NEW YORK (Reuters) - Francis Dunleavy, who ran the JPMorgan Chase & Co (JPM.N) energy desk in Houston that was accused of manipulating the U.S. power market earlier this year, has retired from the bank after a career of more than 30 years, a spokesman said.
Dunleavy, who headed up a division known as Principal Commodity Investment that used the bank’s own capital to invest in energy-related assets, ran the business for six years after 25 years at Bear Stearns. He left on October 17, the JPMorgan spokesman said.
His departure comes at a tumultuous time for the bank’s commodity team, which months ago agreed to pay $410 million to settle allegations that it manipulated power markets in California and the Midwest between 2010 and 2012.
The U.S. Federal Energy Regulatory Commission (FERC)identified Dunleavy and two members of his team, Andrew Kittell and John Bartholomew, as instigating the alleged strategy, but it did not seek to fine them or press charges. Their lawyers have said they did nothing that broke the law.
Dunleavy, 57, could not be reached for comment. A former colleague said he had been planning to retire for some time. The person did not want to be named because the person was not authorized to speak to the press.
The FERC deal came just days after JPMorgan announced plans to sell or spin off its physical commodity trading desk amid unprecedented regulatory and political scrutiny of U.S. banks’ involvement in physical commodity trading - and a crackdown on the ownership of assets.
Other banks are also seeing senior-level departures, with two of Goldman Sachs Inc’s (GS.N) top commodity executives having left the bank in recent weeks.

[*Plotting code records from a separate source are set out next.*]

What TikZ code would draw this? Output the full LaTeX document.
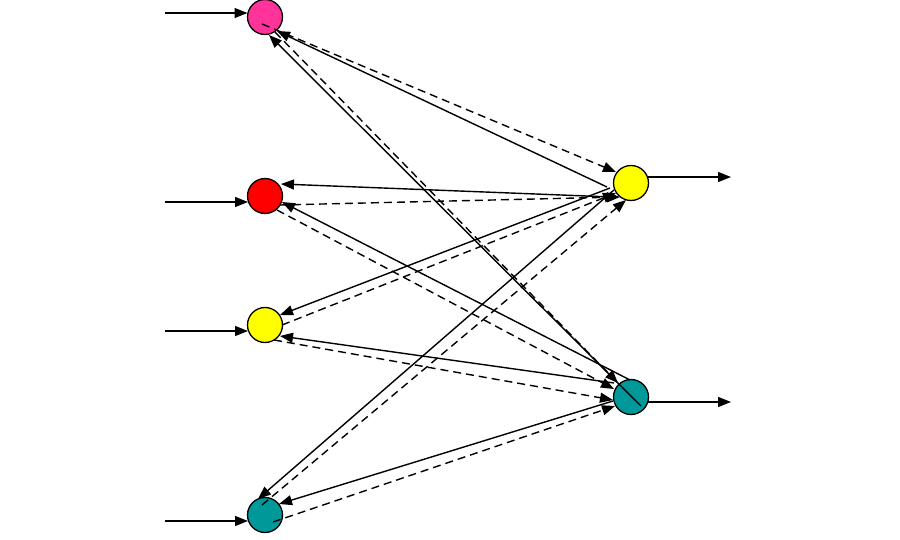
\documentclass[tikz,border=0pt]{standalone}
\usetikzlibrary{arrows.meta,calc}
\definecolor{pinkc}{HTML}{FF3399}
\definecolor{redc}{HTML}{FF0000}
\definecolor{yelc}{HTML}{FFFF00}
\definecolor{tealc}{HTML}{009999}
\begin{document}
\begin{tikzpicture}[x=1pt,y=-1pt,
  neuron/.style={circle,draw=black,line width=1.3pt,minimum size=35pt,inner sep=0pt},
  conn/.style={line width=1.4pt,-{Triangle[length=13pt,width=10pt]}},
  dconn/.style={conn,dash pattern=on 8pt off 5pt}]
\fill[white] (0,0) rectangle (900,540);
\useasboundingbox (0,0) rectangle (900,540);
% nodes
\node[neuron,fill=pinkc] (P) at (265,17) {};
\node[neuron,fill=redc] (R) at (265,196) {};
\node[neuron,fill=yelc] (Y1) at (265,325) {};
\node[neuron,fill=tealc] (T1) at (265,515) {};
\node[neuron,fill=yelc] (Y2) at (631,183) {};
\node[neuron,fill=tealc] (T2) at (631,397) {};
% inputs / outputs
\coordinate (inP) at (165,13);
\coordinate (inR) at (165,202);
\coordinate (inY) at (165,331);
\coordinate (inT) at (165,521);
\coordinate (outY) at (731,177);
\coordinate (outT) at (731,402);
\draw[conn] (inP) -- ($(P)+(-17.5,-4)$);
\draw[conn] (inR) -- ($(R)+(-17,6)$);
\draw[conn] (inY) -- ($(Y1)+(-17,6)$);
\draw[conn] (inT) -- ($(T1)+(-17,6)$);
\draw[conn] ($(Y2)+(17,-6)$) -- (outY);
\draw[conn] ($(T2)+(17,5)$) -- (outT);
% solid: right -> left
\draw[conn] ($(Y2)+(-24,4)$) -- ($(P)+(12,14)$);
\draw[conn] ($(T2)+(10,9)$) -- ($(P)+(4,18)$);
\draw[conn] ($(Y2)+(-19,14)$) -- ($(R)+(16,-12)$);
\draw[conn] ($(T2)+(-1,-17)$) -- ($(R)+(17,6)$);
\draw[conn] ($(Y2)+(-21,5)$) -- ($(Y1)+(15,-10)$);
\draw[conn] ($(T2)+(-17,-14)$) -- ($(Y1)+(15,11)$);
\draw[conn] ($(Y2)+(-17,7)$) -- ($(T1)+(-7,-16)$);
\draw[conn] ($(T2)+(-18,4)$) -- ($(T1)+(14,-11)$);
% dashed: left -> right
\draw[dconn] ($(P)+(-3,7)$) -- ($(Y2)+(-15,-11)$);
\draw[dconn] ($(P)+(10,15)$) -- ($(T2)+(-13,-14)$);
\draw[dconn] ($(R)+(15,9)$) -- ($(Y2)+(-11,14)$);
\draw[dconn] ($(R)+(12,14)$) -- ($(T2)+(-17,-8)$);
\draw[dconn] ($(Y1)+(17,0)$) -- ($(Y2)+(-15,10)$);
\draw[dconn] ($(Y1)+(9,15)$) -- ($(T2)+(-18,3)$);
\draw[dconn] ($(T1)+(-3,-10)$) -- ($(Y2)+(-5,17)$);
\draw[dconn] ($(T1)+(8,7)$) -- ($(T2)+(-16,9)$);
\end{tikzpicture}
\end{document}
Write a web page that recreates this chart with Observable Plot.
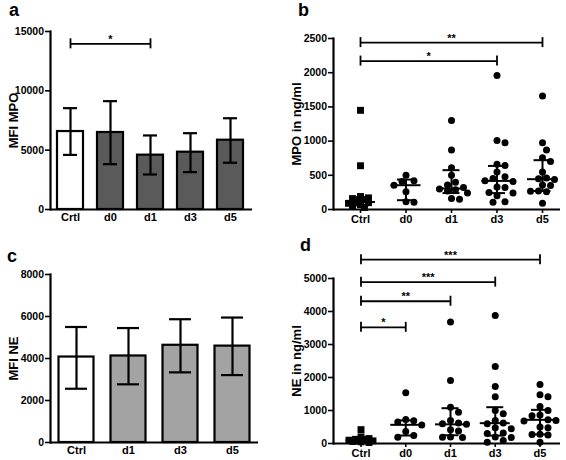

Dunleavy’s career spanned more than three decades after he joined Bear Stearns in 1982 and became partner in 1985.
He was considered instrumental in building out the bank’s energy business into a 220-person power and natural gas trading desk in Houston before JPMorgan acquired the bank in 2008.
Buying Bear Stearns helped transform JPMorgan into the biggest oil, power, gas and metals trader on Wall Street as big financial institutions expanded into lucrative physical commodity trading. But JPMorgan, as a regulated bank holding company, was never allowed to own power plants and other commodity assets in the way that Bear Stearns had.
Tighter regulation, high costs and lower price volatility have forced some U.S. banks to curb their activities in the capital-intensive business.
On leaving last month, Dunleavy handed over the reins of the Principal Commodity Investment unit to John Anderson, who is also head of JPMorgan’s power and gas trading, the JPMorgan spokesman said. Anderson had been running the Houston desk jointly with Dunleavy since last year, he said.
His departure was first reported by website SparkSpread.